- _OBJECTIVE_
Retype each line exactly. Skip images.

- _STORED DATA_
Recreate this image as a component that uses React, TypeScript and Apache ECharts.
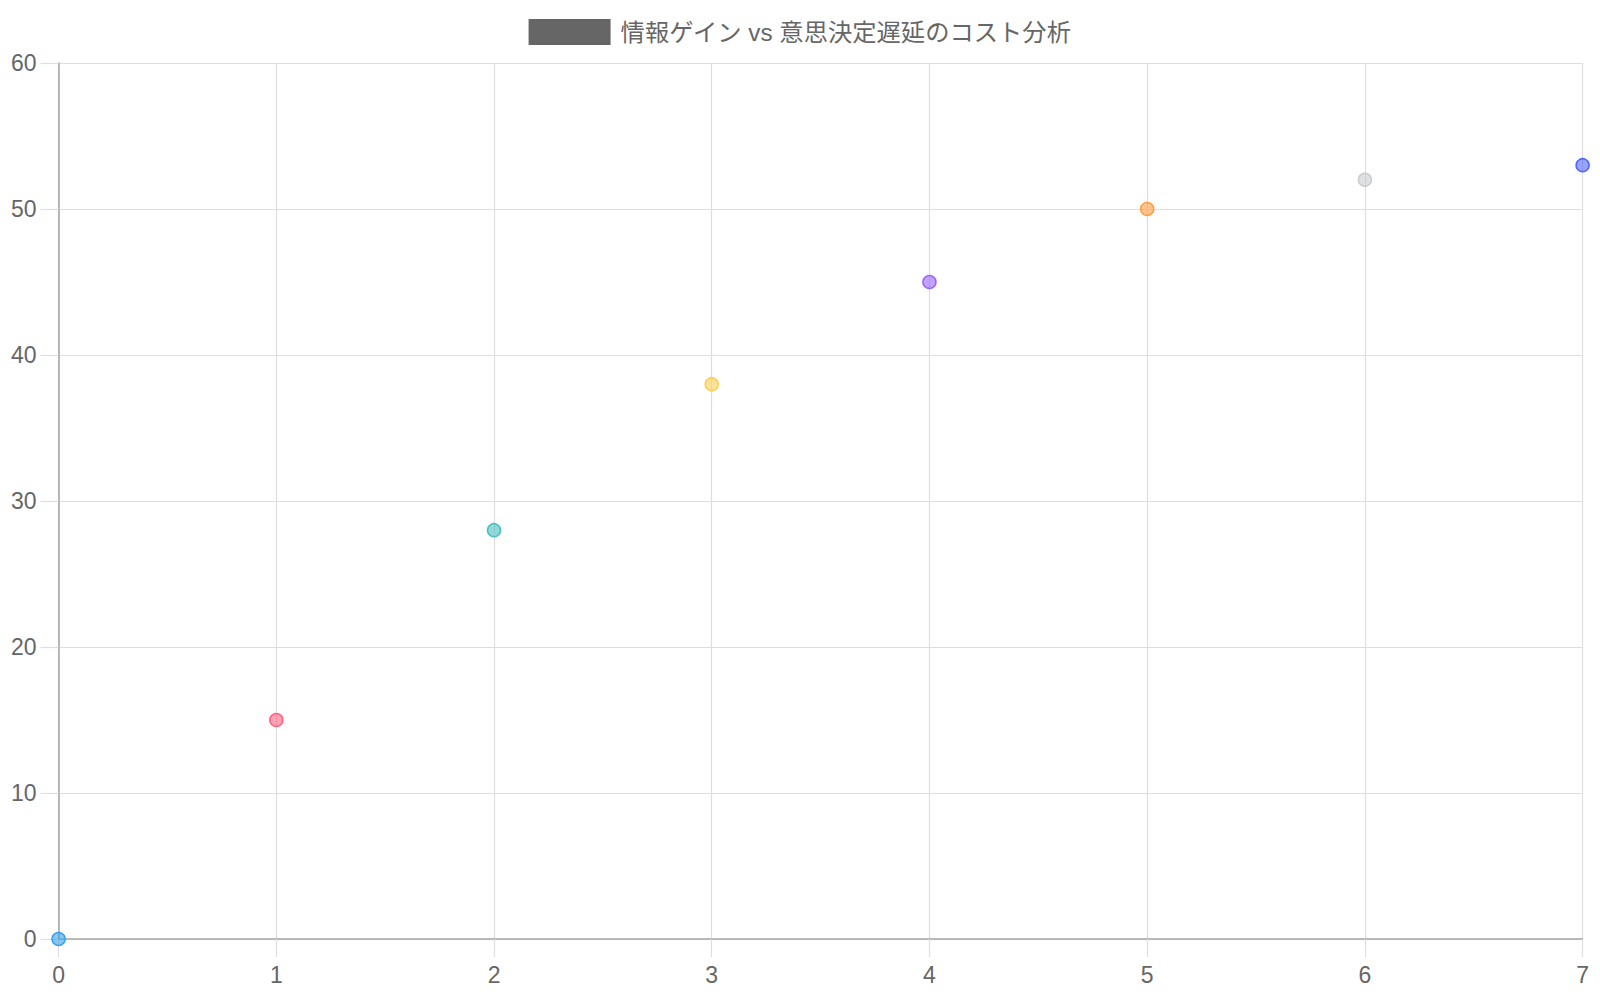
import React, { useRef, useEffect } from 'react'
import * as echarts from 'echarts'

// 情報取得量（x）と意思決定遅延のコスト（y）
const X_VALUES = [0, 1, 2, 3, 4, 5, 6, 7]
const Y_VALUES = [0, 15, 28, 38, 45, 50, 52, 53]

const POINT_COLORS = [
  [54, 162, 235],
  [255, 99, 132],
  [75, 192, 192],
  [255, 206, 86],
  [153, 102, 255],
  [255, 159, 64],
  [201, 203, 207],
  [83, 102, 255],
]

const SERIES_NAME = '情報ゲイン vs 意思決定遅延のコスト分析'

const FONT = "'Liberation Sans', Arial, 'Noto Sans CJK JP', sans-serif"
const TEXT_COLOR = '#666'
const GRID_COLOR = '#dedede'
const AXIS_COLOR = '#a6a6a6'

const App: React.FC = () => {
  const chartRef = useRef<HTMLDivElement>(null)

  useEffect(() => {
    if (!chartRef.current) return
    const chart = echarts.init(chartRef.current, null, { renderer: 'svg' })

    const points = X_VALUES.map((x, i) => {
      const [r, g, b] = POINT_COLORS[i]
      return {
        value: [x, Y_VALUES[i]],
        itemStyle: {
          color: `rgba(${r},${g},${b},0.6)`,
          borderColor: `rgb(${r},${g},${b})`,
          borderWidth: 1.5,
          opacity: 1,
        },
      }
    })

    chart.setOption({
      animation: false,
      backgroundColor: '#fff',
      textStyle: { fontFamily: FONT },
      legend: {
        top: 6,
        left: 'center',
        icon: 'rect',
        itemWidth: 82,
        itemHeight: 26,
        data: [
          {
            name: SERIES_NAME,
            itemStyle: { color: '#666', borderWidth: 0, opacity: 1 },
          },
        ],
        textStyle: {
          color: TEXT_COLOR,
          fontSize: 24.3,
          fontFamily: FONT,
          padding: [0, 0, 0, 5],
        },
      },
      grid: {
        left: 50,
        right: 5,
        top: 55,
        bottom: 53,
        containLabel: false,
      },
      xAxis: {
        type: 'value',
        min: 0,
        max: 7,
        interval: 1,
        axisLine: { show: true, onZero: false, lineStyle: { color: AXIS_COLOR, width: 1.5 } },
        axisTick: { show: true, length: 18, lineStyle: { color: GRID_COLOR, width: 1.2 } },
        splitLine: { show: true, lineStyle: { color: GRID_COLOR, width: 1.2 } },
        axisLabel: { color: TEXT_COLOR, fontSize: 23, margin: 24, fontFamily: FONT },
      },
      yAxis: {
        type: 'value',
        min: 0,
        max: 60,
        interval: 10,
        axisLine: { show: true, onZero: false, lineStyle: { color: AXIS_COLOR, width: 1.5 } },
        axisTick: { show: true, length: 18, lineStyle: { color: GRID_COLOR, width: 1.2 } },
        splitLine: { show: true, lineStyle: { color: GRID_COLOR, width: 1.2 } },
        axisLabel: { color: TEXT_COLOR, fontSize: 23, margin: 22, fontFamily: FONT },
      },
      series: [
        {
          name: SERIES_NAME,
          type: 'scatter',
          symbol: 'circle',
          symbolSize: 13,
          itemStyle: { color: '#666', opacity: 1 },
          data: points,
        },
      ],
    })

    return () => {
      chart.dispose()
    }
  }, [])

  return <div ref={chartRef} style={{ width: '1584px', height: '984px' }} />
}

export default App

- _RESULT OF THIS TASK_
Recreate this image as a component that uses React, TypeScript and Apache ECharts.
import React, { useRef, useEffect } from 'react'
import * as echarts from 'echarts'

// 情報取得量（x）と意思決定遅延のコスト（y）
const X_VALUES = [0, 1, 2, 3, 4, 5, 6, 7]
const Y_VALUES = [0, 15, 28, 38, 45, 50, 52, 53]

const POINT_COLORS = [
  [54, 162, 235],
  [255, 99, 132],
  [75, 192, 192],
  [255, 206, 86],
  [153, 102, 255],
  [255, 159, 64],
  [201, 203, 207],
  [83, 102, 255],
]

const SERIES_NAME = '情報ゲイン vs 意思決定遅延のコスト分析'

const FONT = "'Liberation Sans', Arial, 'Noto Sans CJK JP', sans-serif"
const TEXT_COLOR = '#666'
const GRID_COLOR = '#dedede'
const AXIS_COLOR = '#a6a6a6'

const App: React.FC = () => {
  const chartRef = useRef<HTMLDivElement>(null)

  useEffect(() => {
    if (!chartRef.current) return
    const chart = echarts.init(chartRef.current, null, { renderer: 'svg' })

    const points = X_VALUES.map((x, i) => {
      const [r, g, b] = POINT_COLORS[i]
      return {
        value: [x, Y_VALUES[i]],
        itemStyle: {
          color: `rgba(${r},${g},${b},0.6)`,
          borderColor: `rgb(${r},${g},${b})`,
          borderWidth: 1.5,
          opacity: 1,
        },
      }
    })

    chart.setOption({
      animation: false,
      backgroundColor: '#fff',
      textStyle: { fontFamily: FONT },
      legend: {
        top: 6,
        left: 'center',
        icon: 'rect',
        itemWidth: 82,
        itemHeight: 26,
        data: [
          {
            name: SERIES_NAME,
            itemStyle: { color: '#666', borderWidth: 0, opacity: 1 },
          },
        ],
        textStyle: {
          color: TEXT_COLOR,
          fontSize: 24.3,
          fontFamily: FONT,
          padding: [0, 0, 0, 5],
        },
      },
      grid: {
        left: 50,
        right: 5,
        top: 55,
        bottom: 53,
        containLabel: false,
      },
      xAxis: {
        type: 'value',
        min: 0,
        max: 7,
        interval: 1,
        axisLine: { show: true, onZero: false, lineStyle: { color: AXIS_COLOR, width: 1.5 } },
        axisTick: { show: true, length: 18, lineStyle: { color: GRID_COLOR, width: 1.2 } },
        splitLine: { show: true, lineStyle: { color: GRID_COLOR, width: 1.2 } },
        axisLabel: { color: TEXT_COLOR, fontSize: 23, margin: 24, fontFamily: FONT },
      },
      yAxis: {
        type: 'value',
        min: 0,
        max: 60,
        interval: 10,
        axisLine: { show: true, onZero: false, lineStyle: { color: AXIS_COLOR, width: 1.5 } },
        axisTick: { show: true, length: 18, lineStyle: { color: GRID_COLOR, width: 1.2 } },
        splitLine: { show: true, lineStyle: { color: GRID_COLOR, width: 1.2 } },
        axisLabel: { color: TEXT_COLOR, fontSize: 23, margin: 22, fontFamily: FONT },
      },
      series: [
        {
          name: SERIES_NAME,
          type: 'scatter',
          symbol: 'circle',
          symbolSize: 13,
          itemStyle: { color: '#666', opacity: 1 },
          data: points,
        },
      ],
    })

    return () => {
      chart.dispose()
    }
  }, [])

  return <div ref={chartRef} style={{ width: '1584px', height: '984px' }} />
}

export default App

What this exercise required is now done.